Honey provides a naturally sweet substitute for processed sugar in your favorite recipes. The flavor and color of the honey is influenced by the variety of flowers the bees used to make it, so it can have a light golden color or develop a darker hue. Properly stored honey doesn't spoil, according to the Indiana Department of Natural Resources, which allows for long-term storage when properly packaged.
Honey naturally contains little moisture. Bacteria, molds and other pathogens that cause spoilage can't grow in this low-moisture environment. Improperly stored honey may absorb moisture, which can cause these microorganisms to grow.
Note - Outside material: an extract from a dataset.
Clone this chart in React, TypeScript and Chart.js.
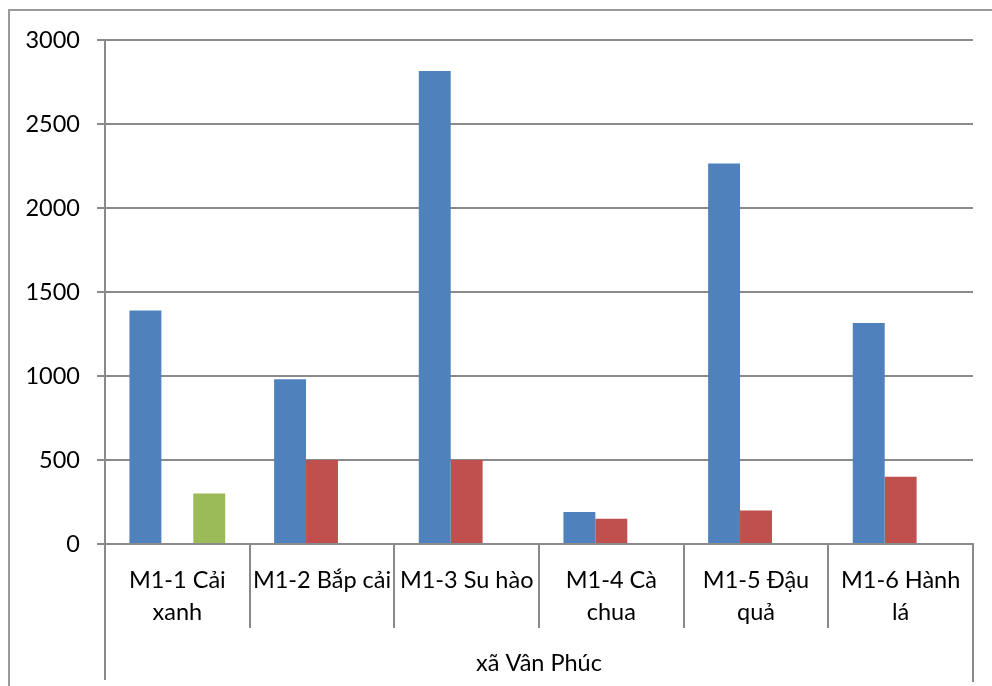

Visible mold growth, foaming, or an alcohol odor means the honey has spoiled and must be discarded. This rarely occurs, so you can usually store honey for as long as desired.
An airtight glass jar provides the best method for storing the honey for as long as possible. Only use clean jars with tight-fitting lids, or keep honey in its original container if the lid fits tightly. Honey tends to crystallize and harden during prolonged storage, so a glass jar is preferable over plastic because you can heat glass without fear of melting.
For best storage, keep honey in a dark pantry or cupboard. Keeping the honey at room temperature, or 70 to 80 degrees Fahrenheit, slows crystallization. Honey will darken over time, but this is not an indication of spoilage. Avoid storing honey in humid or moist locations, because this may introduce water into the honey and limit its shelf life.
When honey has eventually crystallized during long storage, you can melt the sugar crystals using heat so it returns to its liquid state. If it's stored in a glass jar, place the open jar in a pot of hot, but not boiling, water until the honey once again becomes liquid. For quicker melting, heat it in 10-second intervals in a microwave oven. The honey may crystallize again quickly, but you can melt it again before each use.